— TO BE DONE —
Look below. Copy each line that has "this" in it.

— DATA LINES —
########
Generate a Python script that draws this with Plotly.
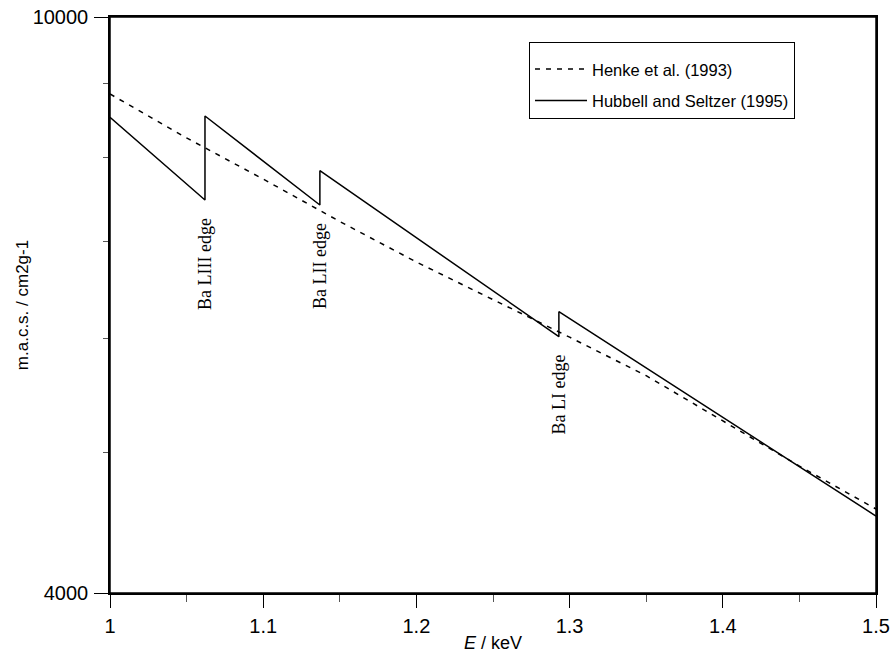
import math
import plotly.graph_objects as go

# Henke et al. (1993) — smooth curve
henke_E = [1.00, 1.05, 1.10, 1.15, 1.20, 1.25, 1.30, 1.35, 1.40, 1.45, 1.50]
henke_mu = [8847, 8250, 7727, 7223, 6772, 6379, 6009, 5652, 5261, 4895, 4572]

# Hubbell and Seltzer (1995) — with absorption edges
hub_E = [1.000, 1.062, 1.062, 1.137, 1.137, 1.293, 1.293, 1.500]
hub_mu = [8525, 7474, 8543, 7415, 7831, 6014, 6258, 4521]

# Edge labels
edge_labels = ["Ba LIII edge", "Ba LII edge", "Ba LI edge"]
edge_E = [1.062, 1.137, 1.293]
edge_mu = [7474, 7415, 6014]

x_ticks = [1.0, 1.1, 1.2, 1.3, 1.4, 1.5]
x_ticktext = ["1", "1.1", "1.2", "1.3", "1.4", "1.5"]
x_minor = [1.05, 1.15, 1.25, 1.35, 1.45]
y_ticks = [4000, 10000]
y_ticktext = ["4000", "10000"]
y_minor = [5000, 6000, 7000, 8000, 9000]

fig = go.Figure()
fig.add_trace(go.Scatter(
    x=henke_E, y=henke_mu, mode="lines", name="Henke et al. (1993)",
    line=dict(color="black", width=1.5, dash="5px,6px"), legendgroup="a"))
fig.add_trace(go.Scatter(
    x=hub_E, y=hub_mu, mode="lines", name="Hubbell and Seltzer (1995)",
    line=dict(color="black", width=1.5), legendgroup="b"))

for lab, e, m in zip(edge_labels, edge_E, edge_mu):
    fig.add_annotation(
        x=e, y=math.log10(m), xref="x", yref="y", text=lab, showarrow=False,
        textangle=-90, xanchor="center", yanchor="top", yshift=-16,
        font=dict(family="Liberation Serif", size=18, color="black"))

# plot frame
fig.add_shape(type="rect", xref="paper", yref="paper", x0=0, x1=1, y0=0, y1=1,
              line=dict(color="black", width=1.5), layer="above")

axis_font = dict(family="Liberation Sans, Arial", size=20, color="black")
title_font = dict(family="Liberation Sans, Arial", size=18, color="black")

fig.update_xaxes(
    range=[1.0, 1.5], tickvals=x_ticks, ticktext=x_ticktext,
    ticks="outside", ticklen=13, tickwidth=1, tickcolor="black",
    showline=True, linecolor="black", linewidth=1.5, mirror=True,
    showgrid=False, zeroline=False, tickfont=axis_font,
    ticklabelstandoff=1, automargin=False, ticklabeloverflow="allow",
    minor=dict(tickvals=x_minor, ticks="outside", ticklen=7, tickwidth=1,
               tickcolor="#555", showgrid=False),
    title=dict(text="<i>E</i> / keV", font=title_font, standoff=1))

fig.update_yaxes(
    type="log", range=[math.log10(4000), 4.0], tickvals=y_ticks, ticktext=y_ticktext,
    ticks="outside", ticklen=14, tickwidth=1, tickcolor="black",
    showline=True, linecolor="black", linewidth=1.5, mirror=True,
    showgrid=False, zeroline=False, tickfont=axis_font,
    ticklabelstandoff=2, automargin=False, ticklabeloverflow="allow",
    minor=dict(tickvals=y_minor, ticks="outside", ticklen=5, tickwidth=1,
               tickcolor="#555", showgrid=False),
    title=dict(text="m.a.c.s. / cm2g-1", font=dict(family="Liberation Sans, Arial", size=17, color="black"), standoff=0))

fig.update_layout(
    width=892, height=659,
    margin=dict(l=110, r=16, t=17, b=66, autoexpand=False),
    paper_bgcolor="white", plot_bgcolor="white",
    showlegend=True,
    legend=dict(x=0.547, y=0.957, xanchor="left", yanchor="top",
                bordercolor="black", borderwidth=1, bgcolor="white",
                font=dict(family="Liberation Sans, Arial", size=16.5, color="black"),
                title=dict(text=" ", font=dict(size=7)),
                tracegroupgap=7, itemwidth=52))

# remove the default 8px page margin so the figure fills the window exactly
fig.write_html("out.html", config={"displayModeBar": False},
               post_script="document.body.style.margin='0';")
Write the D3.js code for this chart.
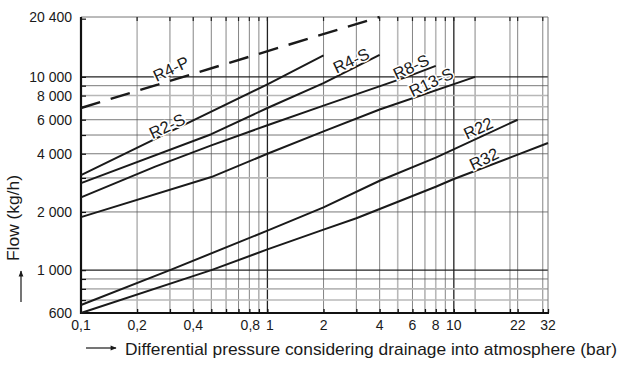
<!DOCTYPE html>
<html>
<head>
<meta charset="utf-8">
<script src="https://cdn.jsdelivr.net/npm/d3@7"></script>
<style>
  body { margin: 0; background: #fff; }
  svg { display: block; }
  text { font-family: "Liberation Sans", Arial, sans-serif; fill: #1a1a1a; }
</style>
</head>
<body>
<svg id="chart" width="622" height="365"></svg>
<script>
// Flow capacity per valve type vs. differential pressure (log-log)
const seriesNames = ["R4-P", "R2-S", "R4-S", "R8-S", "R13-S", "R22", "R32"];

const pressureR4P = [0.1, 4];
const flowR4P     = [6900, 20400];

const pressureR2S = [0.1, 0.4, 1, 2];
const flowR2S     = [3100, 5950, 9150, 12900];

const pressureR4S = [0.1, 0.5, 1, 2, 4];
const flowR4S     = [2820, 5050, 6900, 9270, 13000];

const pressureR8S = [0.1, 0.25, 0.5, 1, 2, 5.6, 8];
const flowR8S     = [2380, 3430, 4420, 5620, 7100, 10000, 11400];

const pressureR13S = [0.1, 0.5, 1, 2, 4, 13];
const flowR13S     = [1880, 3030, 4000, 5220, 6780, 10000];

const pressureR22 = [0.1, 0.3, 1, 2, 4, 8, 22];
const flowR22     = [660, 1000, 1600, 2110, 2900, 3820, 6000];

const pressureR32 = [0.1, 0.5, 1, 2, 3, 8, 10, 20, 32];
const flowR32     = [600, 1000, 1280, 1620, 1855, 2700, 2960, 3820, 4550];

// Where each curve name is written (pressure, flow)
const labelPressure = [0.304, 0.289, 2.81, 5.89, 7.55, 13.5, 14.5];
const labelFlow     = [11020, 5570, 12150, 11290, 9408, 5436, 3774];

// Axis ticks and grid
const xDomain = [0.1, 32];
const yDomain = [600, 20400];
const xGridValues = [0.2, 0.3, 0.4, 0.5, 0.6, 0.7, 0.8, 0.9, 1, 2, 3, 4, 5, 6, 7, 8, 9, 10, 13, 20, 22, 30];
const xGridLight  = [0.2, 5, 8, 20];
const xGridHeavy  = [1, 10];
const xTickLabels = [0.1, 0.2, 0.4, 0.8, 1, 2, 4, 6, 8, 10, 22, 32];
const yGridValues = [700, 800, 900, 1000, 2000, 3000, 4000, 5000, 6000, 7000, 8000, 9000, 10000];
const yGridLight  = [700, 800, 3000, 7000, 8000];
const yTickMarks  = [700, 800, 900, 1000, 2000, 3000, 4000, 5000, 6000, 7000, 8000, 9000, 10000, 20000];
const yTickLabels = [600, 1000, 2000, 4000, 6000, 8000, 10000, 20400];

const series = [
  { name: "R4-P",  p: pressureR4P,  q: flowR4P,  dashed: true },
  { name: "R2-S",  p: pressureR2S,  q: flowR2S },
  { name: "R4-S",  p: pressureR4S,  q: flowR4S },
  { name: "R8-S",  p: pressureR8S,  q: flowR8S },
  { name: "R13-S", p: pressureR13S, q: flowR13S },
  { name: "R22",   p: pressureR22,  q: flowR22 },
  { name: "R32",   p: pressureR32,  q: flowR32 }
];

const plot = { left: 81, right: 548, top: 17, bottom: 313 };

const svg = d3.select("#chart");
svg.append("rect").attr("width", 622).attr("height", 365).attr("fill", "#fff");

const x = d3.scaleLog().domain(xDomain).range([plot.left, plot.right]);
const y = d3.scaleLog().domain(yDomain).range([plot.bottom, plot.top]);

const fmtX = d => String(d).replace(".", ",");
const fmtY = d => d3.format(",")(d).replace(/,/g, " ");

// Grid
const grid = svg.append("g");
grid.selectAll("line.v").data(xGridValues).join("line")
  .attr("x1", d => x(d)).attr("x2", d => x(d))
  .attr("y1", plot.top).attr("y2", plot.bottom)
  .attr("stroke", d => xGridLight.includes(d) ? "#b8b8b8" : (xGridHeavy.includes(d) ? "#222" : "#666"))
  .attr("stroke-width", d => xGridLight.includes(d) ? 1.6 : (xGridHeavy.includes(d) ? 1.3 : 0.8));
grid.selectAll("line.h").data(yGridValues).join("line")
  .attr("x1", plot.left).attr("x2", plot.right)
  .attr("y1", d => y(d)).attr("y2", d => y(d))
  .attr("stroke", d => yGridLight.includes(d) ? "#b8b8b8" : (d === 10000 || d === 1000 ? "#222" : "#555"))
  .attr("stroke-width", d => yGridLight.includes(d) ? 1.6 : (d === 10000 || d === 1000 ? 1.1 : 0.8));

// Frame: thin top/right, heavy left/bottom
svg.append("line").attr("x1", plot.left).attr("x2", plot.right).attr("y1", plot.top).attr("y2", plot.top)
  .attr("stroke", "#777").attr("stroke-width", 1);
svg.append("line").attr("x1", plot.right).attr("x2", plot.right).attr("y1", plot.top).attr("y2", plot.bottom)
  .attr("stroke", "#777").attr("stroke-width", 1);

// Tick marks on top edge
svg.append("g").selectAll("line").data(xGridValues).join("line")
  .attr("x1", d => x(d)).attr("x2", d => x(d))
  .attr("y1", plot.top).attr("y2", plot.top + 4)
  .attr("stroke", "#222").attr("stroke-width", 1.2);

// Bottom axis
const xAxis = d3.axisBottom(x).tickValues(xGridValues.concat([32])).tickSize(-4).tickFormat("");
const gx = svg.append("g").attr("transform", `translate(0,${plot.bottom})`).call(xAxis);
gx.select(".domain").remove();
gx.selectAll(".tick line").attr("stroke", "#111").attr("stroke-width", 1.3);
svg.append("line").attr("x1", plot.left - 1).attr("x2", plot.right + 1).attr("y1", plot.bottom).attr("y2", plot.bottom)
  .attr("stroke", "#111").attr("stroke-width", 2.2);

// "0,8" and "1" sit close together, so nudge them apart slightly
const xLabelNudge = d => (d === 0.8 ? 1 : (d === 1 ? 2.5 : 0));
svg.append("g").selectAll("text").data(xTickLabels).join("text")
  .attr("x", d => x(d) + xLabelNudge(d))
  .attr("y", 330)
  .attr("text-anchor", "middle")
  .attr("font-size", 14)
  .text(fmtX);

// Left axis
const yAxis = d3.axisLeft(y).tickValues(yTickMarks).tickSize(-5).tickFormat("");
const gy = svg.append("g").attr("transform", `translate(${plot.left},0)`).call(yAxis);
gy.select(".domain").remove();
gy.selectAll(".tick line").attr("stroke", "#111").attr("stroke-width", 1.2);
svg.append("line").attr("x1", plot.left).attr("x2", plot.left).attr("y1", plot.top).attr("y2", plot.bottom + 1)
  .attr("stroke", "#111").attr("stroke-width", 2.2);

svg.append("g").selectAll("text").data(yTickLabels).join("text")
  .attr("x", 72)
  .attr("y", d => y(d))
  .attr("dy", "0.36em")
  .attr("text-anchor", "end")
  .attr("font-size", 14)
  .text(fmtY);

// Curves
const line = d3.line().x(d => x(d[0])).y(d => y(d[1]));
svg.append("g").selectAll("path").data(series).join("path")
  .attr("d", s => line(s.p.map((p, i) => [p, s.q[i]])))
  .attr("fill", "none")
  .attr("stroke", "#1a1a1a")
  .attr("stroke-width", d => d.dashed ? 2.4 : 2)
  .attr("stroke-dasharray", d => d.dashed ? "20,11" : null)
  .attr("stroke-linejoin", "round");

// Curve names
svg.append("g").selectAll("text").data(seriesNames).join("text")
  .attr("transform", (d, i) => `translate(${x(labelPressure[i])},${y(labelFlow[i])}) rotate(-25)`)
  .attr("text-anchor", "middle")
  .attr("dy", "0.36em")
  .attr("font-size", 16.5)
  .attr("stroke", "#fff")
  .attr("stroke-width", 3)
  .attr("paint-order", "stroke")
  .text(d => d);

// Axis titles with arrows
svg.append("defs").append("marker")
  .attr("id", "arrow").attr("viewBox", "0 0 10 10")
  .attr("refX", 9).attr("refY", 5)
  .attr("markerWidth", 7).attr("markerHeight", 5)
  .attr("orient", "auto")
  .append("path").attr("d", "M0,1 L10,5 L0,9 Z").attr("fill", "#1a1a1a");

svg.append("line").attr("x1", 86).attr("x2", 116).attr("y1", 348).attr("y2", 348)
  .attr("stroke", "#1a1a1a").attr("stroke-width", 1.2).attr("marker-end", "url(#arrow)");
svg.append("text")
  .attr("x", 125).attr("y", 355)
  .attr("font-size", 17)
  .attr("textLength", 492).attr("lengthAdjust", "spacingAndGlyphs")
  .text("Differential pressure considering drainage into atmosphere (bar)");

svg.append("line").attr("x1", 21).attr("x2", 21).attr("y1", 302).attr("y2", 271)
  .attr("stroke", "#1a1a1a").attr("stroke-width", 1.2).attr("marker-end", "url(#arrow)");
svg.append("text")
  .attr("transform", "translate(19,261) rotate(-90)")
  .attr("font-size", 17)
  .attr("textLength", 86).attr("lengthAdjust", "spacingAndGlyphs")
  .text("Flow (kg/h)");
</script>
</body>
</html>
########
— WORKED ANSWER —
Generate a Python script that draws this with Plotly.
Write the D3.js code for this chart.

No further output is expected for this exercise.